Ksiądz Jan Macha urodził się 18 stycznia 1914 r. w Chorzowie Starym. Mając 25 lat, przyjął święcenia kapłańskie. W czasie II wojny światowej pracował na rzecz rodzin, których bliscy przebywali w więzieniach i obozach koncentracyjnych. W tym czasie pozyskiwał środki materialne, udzielał ślubów w języku polskim, nauczał religii. Zaangażował się w działalność studentów i harcerzy związaną z organizacją podziemną. Formacja ta działała na polach: wywiadowczym, propagandowym, sanitarnym i charytatywnym.

6 września 1941 r. został aresztowany przez Gestapo. Osadzono go w więzieniu mysłowickim. W czasie licznych przesłuchań był poddawany torturom. W listach do domu często prosił o modlitwę, z której czerpał siłę do przetrwania. Miał przy sobie brewiarz i własnoręcznie zrobiony różaniec. 17 lipca 1942 r. został skazany na śmierć.

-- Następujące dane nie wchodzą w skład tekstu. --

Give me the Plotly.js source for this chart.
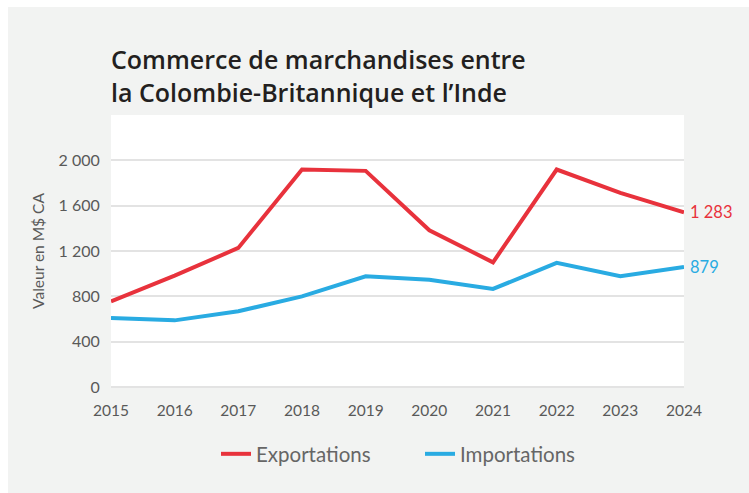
<!DOCTYPE html>
<html>
<head>
<meta charset="utf-8">
<script src="https://cdn.plot.ly/plotly-3.0.1.min.js"></script>
<style>
html,body{margin:0;padding:0;background:#ffffff;width:749px;height:493px;overflow:hidden;}
#chart{position:absolute;left:8px;top:7px;width:741px;height:486px;}
</style>
</head>
<body>
<div id="chart"></div>
<script>
const years = [2015, 2016, 2017, 2018, 2019, 2020, 2021, 2022, 2023, 2024];
const exportations = [756, 983, 1227, 1919, 1907, 1383, 1100, 1919, 1713, 1542];
const importations = [609, 588, 668, 800, 977, 947, 865, 1095, 977, 1060];
const seriesNames = ['Exportations', 'Importations'];
const endLabels = ['1 283', '879'];
const yTickVals = [0, 400, 800, 1200, 1600, 2000, 2400];
const yTickText = ['0', '400', '800', '1 200', '1 600', '2 000', ''];
const titleText = 'Commerce de marchandises entre<br>la Colombie-Britannique et l’Inde';
const yTitle = 'Valeur en M$ CA';

const red = '#e8323c';
const blue = '#29abe2';
const FONT = 'Lato, "Open Sans", sans-serif';

const traces = [
  {x: years, y: exportations, name: seriesNames[0], type: 'scatter', mode: 'lines',
   line: {color: red, width: 4}, hoverinfo: 'skip'},
  {x: years, y: importations, name: seriesNames[1], type: 'scatter', mode: 'lines',
   line: {color: blue, width: 4}, hoverinfo: 'skip'}
];

const layout = {
  width: 741, height: 486,
  paper_bgcolor: '#f2f3f2',
  plot_bgcolor: '#ffffff',
  margin: {l: 103, r: 65, t: 108, b: 106},
  font: {family: FONT, color: '#595959', size: 16},
  title: {
    text: titleText,
    font: {family: '"Open Sans", Lato, sans-serif', size: 25, color: '#231f20', weight: 600},
    xref: 'container', x: 103/741, xanchor: 'left',
    yref: 'container', y: 1 - 62/486, yanchor: 'top'
  },
  xaxis: {
    range: [2015, 2024],
    tickvals: years,
    showgrid: false,
    zeroline: false,
    showline: false,
    ticks: 'outside', ticklen: 0, tickcolor: 'rgba(0,0,0,0)',
    ticklabelstandoff: 9,
    tickfont: {size: 15.5, color: '#595959'},
    fixedrange: true
  },
  yaxis: {
    range: [0, 2400],
    tickvals: yTickVals,
    ticktext: yTickText,
    showgrid: true, gridcolor: '#e3e3e3', gridwidth: 2,
    zeroline: true, zerolinecolor: '#e3e3e3', zerolinewidth: 2,
    showline: false,
    ticks: 'outside', ticklen: 0, tickcolor: 'rgba(0,0,0,0)',
    ticklabelstandoff: 7,
    tickfont: {size: 16, color: '#595959'},
    title: {text: yTitle, font: {size: 15.5, color: '#595959'}, standoff: 10},
    fixedrange: true
  },
  showlegend: true,
  legend: {
    orientation: 'h',
    xref: 'container', x: 412/741, xanchor: 'center',
    yref: 'container', y: 1 - 447/486, yanchor: 'middle',
    font: {size: 20.5, color: '#666666', family: FONT},
    entrywidth: 159, entrywidthmode: 'pixels',
    bgcolor: 'rgba(0,0,0,0)'
  },
  annotations: [
    {x: years[years.length-1], y: exportations[exportations.length-1], xref: 'x', yref: 'y',
     text: endLabels[0], showarrow: false, xanchor: 'left', yanchor: 'middle', xshift: 4,
     font: {size: 16.5, color: red, family: FONT}},
    {x: years[years.length-1], y: importations[importations.length-1], xref: 'x', yref: 'y',
     text: endLabels[1], showarrow: false, xanchor: 'left', yanchor: 'middle', xshift: 4,
     font: {size: 16.5, color: blue, family: FONT}}
  ]
};

Plotly.newPlot('chart', traces, layout, {displayModeBar: false, staticPlot: true});
</script>
</body>
</html>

Wyrok wykonano 3 grudnia 1942 r. piętnaście minut po północy w więzieniu w przy ul. Mikołowskiej w Katowicach. Rodzina nigdy nie otrzymała ciała zmarłego. Najprawdopodobniej zostało ono spalone w KL Auschwitz. Symboliczny grób ks. Machy znajduje się na starym cmentarzu parafii św. Marii Magdaleny w Chorzowie Starym.

Dzień skupienia dla księży emerytów w Domu św. Józefa odbył się już po raz 25. Tym razem na wspólnej modlitwie przed Najświętszym Sakramentem, posiłku i konferencjach spotkało się 80 kapłanów.